Jason Velez, 32, a financial adviser, and his girlfriend, RoseAnn Monterroso, 28, a consignment shop manager, had decided to move in together. He owned a one-bedroom in Bedford Park and worked nearby in Belmont. She owned a one-bedroom in Jackson Heights and commuted to Midtown.

They looked in Queens but decided they would get more for their money in Bedford Park — whose proximity to public transportation and major highways provides easy commuting to both Manhattan and Westchester.

“There’s the Bronx stigma,” said Mr. Velez, who grew up in Parkchester. “I thought it would be hard to convince her, but the more she saw, she started liking it.”

She sold her place, he sold his, and they bought a two-bedroom in his co-op on East 201st Street for $178,000. They plan to redo the bath and closets with a custom job, not prefab units.

“We’ll take the extra money,” Mr. Velez said, “and instead of buying something we don’t like, we’ll create something we do like.”

But Bedford Park is about more than affordability to Mr. Velez. It’s about friendliness. For instance three weeks ago his broker, David Abreu, who lives next door, visited a Manhattan comedy club to witness what Mr. Velez had billed as his first foray into stand-up. (In fact, Mr. Velez is no comedian: halfway through his “set,” he pulled Ms. Monterroso onstage, dropped to one knee and proposed. She said yes.)

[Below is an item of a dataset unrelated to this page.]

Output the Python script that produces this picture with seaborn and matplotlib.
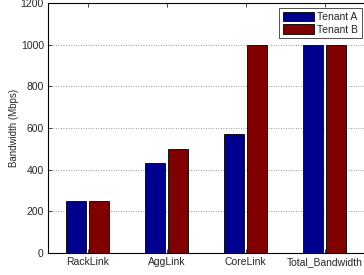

Once heavily Irish and Jewish, Bedford Park in the 2000 census was 58 percent Hispanic, 17 percent white, 13 percent black and 7 percent Asian. There is a large mix of new arrivals, among them Guyanese, Albanian and Vietnamese. A Korean commercial strip occupies a block of East 204th Street.

John Dhauraj, a Guyanese immigrant who has owned a three-bedroom house on East 203rd Street for 19 years, was chatting one recent afternoon with a neighbor, Cholelle Miranda, who grew up locally and rents a place in a six-story brick apartment house two doors down. Their block is typical: tree-lined and backing up to the woodsy Mosholu Parkway, with early 20th-century single-family and multifamily houses sandwiched in among apartment buildings.

“This block is still a community,” Ms. Miranda said, and Mr. Dhauraj added, “We look out for each other.”

Like many in this middle-class area, both feel pinched by the economy.

“Let me put it to you this way,” said Mr. Dhauraj, 63, who used to work in building maintenance. “Since I retired, I got to look at the pennies. When I was working, I never looked at pennies.”

Fortunately, Mr. Dhauraj bought before the wave of subprime lending. The Bronx is the seventh-ranked county in the nation for foreclosure-related decreases in home values, according to the Center for Responsible Lending.

But several factors insulate Bedford Park. Rental apartment buildings, which constitute a majority of housing here, are mostly immune. Typical homeowners have lived in their homes for a long time, so are less susceptible to the recent proliferation of risky loans.